S01E02 2026-03-30

S01E02 — 30-03-2026.

zo 0.1.1 — Extended Language Features.

0.1.0 gave zo its face: zsx, the syntax extension for declaring interfaces. 0.1.1 fills in the language behind that face. It adds the control flow, the types, and the declarations a program needs before its interface matters.

control flow

A program can now branch and loop. if/else chooses between blocks. The when cond ? a : b ternary chooses between values inside an expression. Two loops arrive. while repeats while a condition holds, and for walks a range. Both answer to break and continue.

for index := 0..5 {
  showln(index);
}

char and float

The scalar types grow. A char holds one Unicode character. A float holds a 64-bit double, so a program can carry fractional values beside the integers it already had.

imu grade: char = 'A';
imu pi: float = 3.14159;

arrays

The first collection zo can hold and index: a fixed, homogeneous run of values, where every element is one type and the length is part of the type.
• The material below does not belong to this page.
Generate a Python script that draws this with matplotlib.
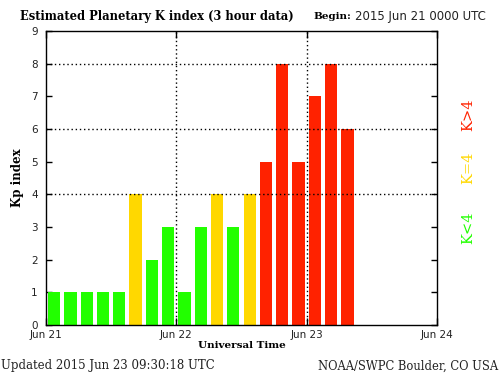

imu nums: [3]int = [10, 20, 30];
showln(nums[0]);  -- 10

enum, struct, apply

Three ways to name your own types. enum declares a tagged union, a value that is exactly one of several named variants. struct declares a record, named fields gathered under one type. apply is the block that binds methods to a type, so behavior sits beside the data it works on.

enum Shape {
  Circle,
  Square,
}

struct Point {
  x: int,
  y: int,
}

apply Point {
  fun sum(self) -> int {
    self.x + self.y
  }
}

check

The first step toward a test story. check takes a condition and stops the program when it does not hold. For comparisons, a modifier spells the claim out: @eq, @ne, @lt, @le, @gt, @ge. check@eq(total, 42) then reads as the assertion it makes.

check(2 + 2 == 4);     -- a plain condition

check@eq(2 + 2, 4);    -- the same claim, with a modifier
check@lt(1, 10);

module system

A first, basic module system, the first step from a single source toward an organized codebase. A pack groups related items under one name, and you reach an item through that name with the :: path, as in pack::item().

pack say {
  fun hello() {
    showln("hello, modular world");
  }
}

fun main() {
  say::hello();
}

tooling

Outside the compiler, a VS Code extension brings syntax highlighting to .zo. It is the first piece of editor support.